The next we know, it's a year later and the Amazons have conquered the British Isles and are threatening the rest of Europe. Diana is being called "Wonder Woman" for some reason, and because all women are man-haters and stick together no matter what, the female capes of the world (except those who are under the controlling thumbs of strong men) have allied themselves with her and her bloody Fascist forces.

The Amazons and Atlantis are at war. Arthur still spouts words of peace, though he's okayed using King Brion (Geoforce) as a living weapon. Apparently the two sides, so keen on straightening out the too-volatile world from itself, are plotting to blow up everyone instead.

At the end of issue #2 Queen Mera of Atlantis attacks Diana, but literally loses her head to her. Diana then puts on Mera's still-bloody helmet. "I take it not as a spoil of war... but as a REMINDER of what this war has cost all of us."

Sure, sure. Who writes this mindless, violent dreck? I've had enough. Go to Wiki if you want to see how it ended.
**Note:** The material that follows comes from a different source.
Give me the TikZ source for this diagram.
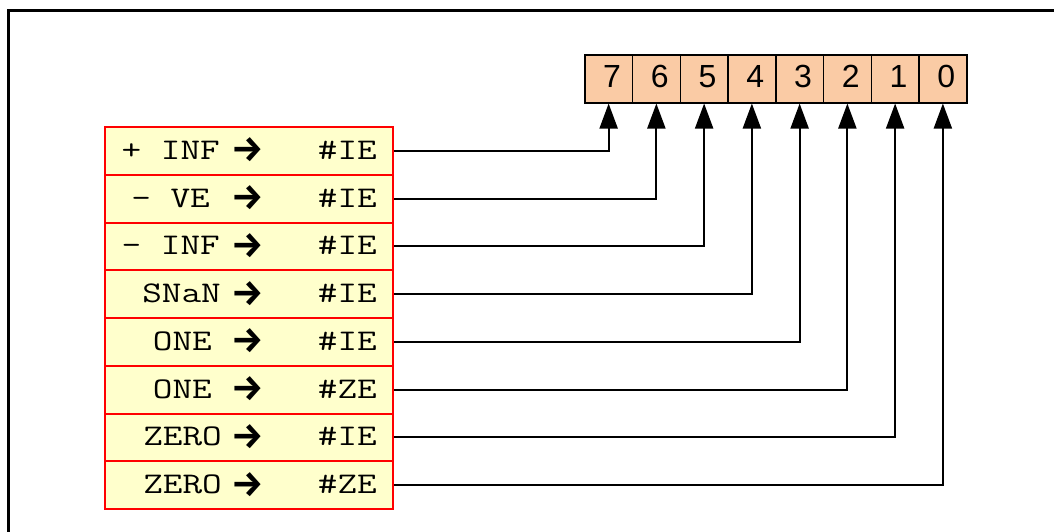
\documentclass[tikz,border=0pt]{standalone}
\usepackage{fontspec}
\setmainfont{Liberation Sans}
\setsansfont{Liberation Sans}
\newfontfamily\courfont[FakeStretch=1.27]{Latin Modern Mono}
\newfontfamily\arrowfont{Fira Sans}
\usetikzlibrary{arrows.meta}
\definecolor{tabfill}{HTML}{FFFFCC}
\definecolor{tabline}{HTML}{FF0000}
\definecolor{bitfill}{HTML}{FACBA5}
\tikzset{
  rowbox/.style={draw=tabline, line width=2pt, fill=tabfill, minimum width=288pt, minimum height=47.75pt, inner sep=0pt, anchor=north west},
  bitbox/.style={draw=black, line width=1.5pt, fill=bitfill, minimum width=47.75pt, minimum height=48pt, inner sep=0pt, anchor=north west},
  bitnum/.style={font=\sffamily\fontsize{32}{36}\selectfont, inner sep=0pt, anchor=base},
  lab/.style={font=\courfont\fontsize{30}{36}\selectfont, inner sep=0pt},
  arr/.style={font=\arrowfont\bfseries\fontsize{36}{40}\selectfont, inner sep=0pt, anchor=center},
  conn/.style={draw=black, line width=2pt, -{Triangle[length=25pt,width=18pt]}},
  frame/.style={draw=black, line width=3pt}
}
\begin{document}
\begin{tikzpicture}[x=1pt,y=-1pt]
\useasboundingbox (0,0) rectangle (1054,531);
\clip (0,0) rectangle (1054,531);
\draw[frame] (8,560) -- (8,10) -- (1080,10);
% bit cells
\foreach \i/\n in {0/7,1/6,2/5,3/4,4/3,5/2,6/1,7/0}{
  \node[bitbox] (b\n) at ({584+47.75*\i},54) {};
  \node[bitnum] (bn\n) at ({584+47.75*\i+27.9},87) {\n};
}
% table rows
\foreach \i in {1,...,8}{
  \node[rowbox] (r\i) at (104,{126+47.75*(\i-1)}) {};
}
% left labels
\node[lab, anchor=base east] (l1) at (220,159.3) {+ INF};
\node[lab, anchor=base east] (l2) at (210,207.0) {- VE};
\node[lab, anchor=base east] (l3) at (220,254.8) {- INF};
\node[lab, anchor=base east] (l4) at (221,302.5) {SNaN};
\node[lab, anchor=base east] (l5) at (212,350.3) {ONE};
\node[lab, anchor=base east] (l6) at (212,398.0) {ONE};
\node[lab, anchor=base east] (l7) at (222,445.8) {ZERO};
\node[lab, anchor=base east] (l8) at (222,493.5) {ZERO};
% arrows
\foreach \i in {1,...,8}{
  \node[arr] (a\i) at (248,{150+47.75*(\i-1)}) {→};
}
% right labels
\node[lab, anchor=base east] (e1) at (377,159.3) {\#IE};
\node[lab, anchor=base east] (e2) at (377,207.0) {\#IE};
\node[lab, anchor=base east] (e3) at (377,254.8) {\#IE};
\node[lab, anchor=base east] (e4) at (377,302.5) {\#IE};
\node[lab, anchor=base east] (e5) at (377,350.3) {\#IE};
\node[lab, anchor=base east] (e6) at (377,398.0) {\#ZE};
\node[lab, anchor=base east] (e7) at (377,445.8) {\#IE};
\node[lab, anchor=base east] (e8) at (377,493.5) {\#ZE};
% connectors
\draw[conn] (r1.east) -| (b7.south);
\draw[conn] (r2.east) -| (b6.south);
\draw[conn] (r3.east) -| (b5.south);
\draw[conn] (r4.east) -| (b4.south);
\draw[conn] (r5.east) -| (b3.south);
\draw[conn] (r6.east) -| (b2.south);
\draw[conn] (r7.east) -| (b1.south);
\draw[conn] (r8.east) -| (b0.south);
\end{tikzpicture}
\end{document}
Bleah.

a contrasting of the two very different art styles between issues

As for Flashpoint, Steve Trevor and Lois Lane figure into this thread of the story. The Amazons are portrayed as castrators and such among the Brits; women are such men-haters. It's the hormones, you know. Oh, those hormones! That's why Hippy's sister and Arthur's brother—two people in luv—are the real villains behind everything. If wimmen are involved, it's got to be a plot about luv. That's the only frame that some writers (and editors) can imagine women characters being involved in.

And it's all such an easy way to destroy seventy years of comic book legacy.
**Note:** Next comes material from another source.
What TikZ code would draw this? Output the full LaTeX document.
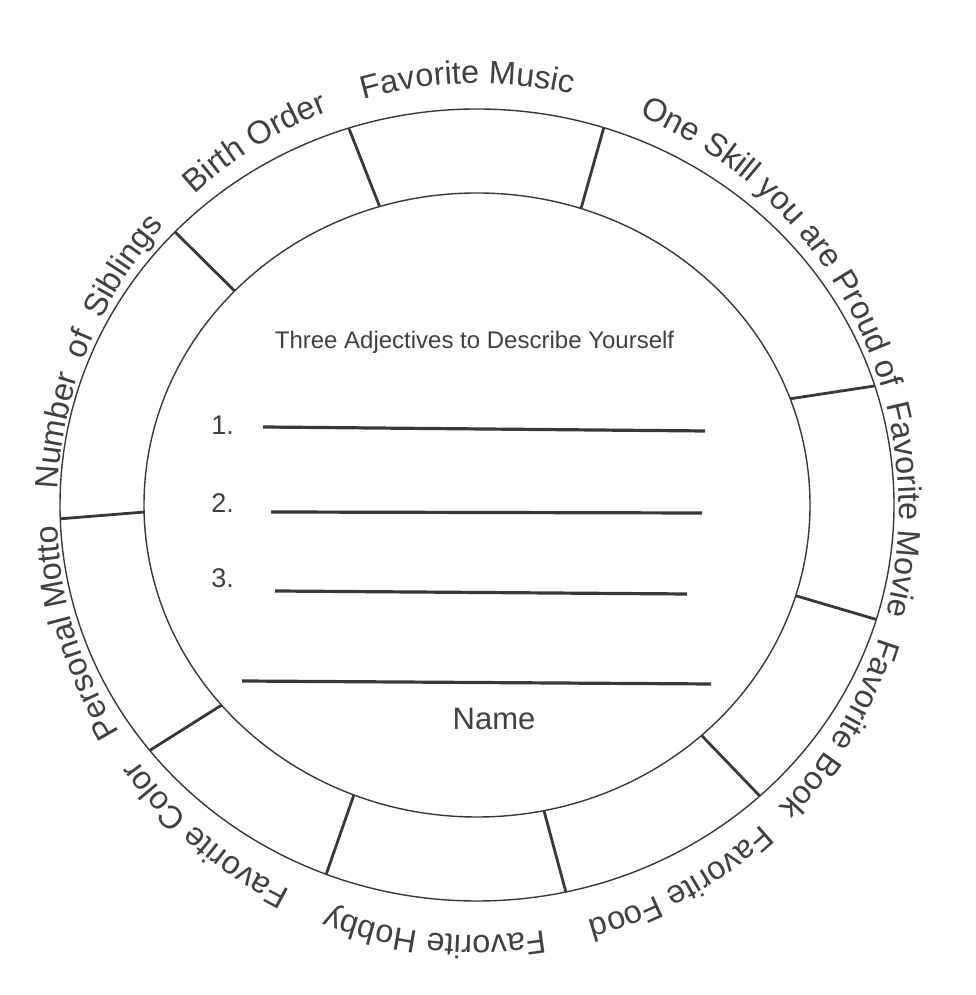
\documentclass[tikz,border=0pt]{standalone}
\usepackage{fontspec}
\setmainfont{Liberation Sans}
\newfontfamily\widelabelfont[WordSpace=1.9]{Liberation Sans}
\usepackage{tikz}
\usetikzlibrary{calc, decorations.text}
\definecolor{linegray}{gray}{0.22}
\definecolor{labelgray}{gray}{0.25}
\newcommand{\labelfont}{\fontsize{16.2}{19}\selectfont\color{labelgray}}
\tikzstyle{ring} = [draw=linegray, line width=0.7pt]
\tikzstyle{spoke} = [draw=linegray, line width=1.4pt]
\tikzstyle{answer} = [draw=linegray, line width=1.6pt]
\tikzstyle{prompt} = [text=labelgray, inner sep=0pt, anchor=base]

\begin{document}
\begin{tikzpicture}[x=0.5pt, y=0.5pt]
    \useasboundingbox (0,0) rectangle (975,995);
    \coordinate (C) at (477,490);
    \coordinate (T) at (478,485.5);
    % ring and its cells
    \draw[ring] (C) ellipse [x radius=417, y radius=396];
    \draw[ring] (C) ellipse [x radius=333, y radius=312];
    \foreach \a/\b in {182/181.3, 136.4/136.7, 107.9/107, 72.3/71.8, 17.5/19.9, -16.8/-16.9, -47.3/-47.6, -77.7/-78.4, -111.2/-111.7, -141.7/-140.1}
        \draw[spoke] ($(C)+(\a:417 and 396)$) -- ($(C)+(\b:333 and 312)$);
    % labels round the ring
    \foreach \ang/\lbl in {91.4/Favorite Music, 42/One Skill you are Proud of, 0/Favorite Movie, -31/Favorite Book, -61.4/Favorite Food, -95.9/Favorite Hobby, -130.2/Favorite Color, -163.1/Personal Motto, 121.5/Birth Order}
        \path[decorate, decoration={text along path, text align=center, text/.expanded={|\noexpand\labelfont|\lbl}}]
            ($(T)+(\ang+35:421 and 426)$) arc[start angle=\ang+35, end angle=\ang-35, x radius=421, y radius=426];
    \path[decorate, decoration={text along path, text align=center, text={|\widelabelfont\labelfont|Number of Siblings}}]
        ($(T)+(192.7:421 and 426)$) arc[start angle=192.7, end angle=122.7, x radius=421, y radius=426];
    % inside
    \node[prompt, font=\fontsize{12}{15}\selectfont] (title) at (474.5,646) {Three Adjectives to Describe Yourself};
    \node[prompt, anchor=base west, font=\fontsize{13.5}{16}\selectfont] (num1) at (211,560) {1.};
    \node[prompt, anchor=base west, font=\fontsize{13.5}{16}\selectfont] (num2) at (211,482) {2.};
    \node[prompt, anchor=base west, font=\fontsize{13.5}{16}\selectfont] (num3) at (211,407) {3.};
    \draw[answer] (263,568) -- (705,564);
    \draw[answer] (271,483) -- (702,482);
    \draw[answer] (275,404) -- (687,401);
    \draw[answer] (242,314) -- (711,311);
    \node[prompt, font=\fontsize{15.5}{18}\selectfont] (name) at (494,265) {Name};
\end{tikzpicture}
\end{document}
It is also very much a symptom of the Wonder Litmus Test (which I don't have an index button for, but will at some point), in which an upper-level male character's machismo factor is, ah, inflated just because they're hanging out romantically with the number-one woman around, Wondie. (Donna Troy has a version of this that applies to secondary-level male characters.) If the guy ever gets to bed with her, he is certified the All-Supreme DC Badass of the Universe and All Time. DC honcho Dan Didio is an Aquaman fan (and anti-fan of WW), and plans were afoot to increase Arthur's standing in the nuDC without him being involved with her in her own upcoming book. Thus, he had to bag WW in this, or come darned close to it. He had to be recognized by her to be her choice among all men.

Flashpoint was the alternate-universe maxi-series that led into the all-violent nu-DCU reboot of Sept. 2011.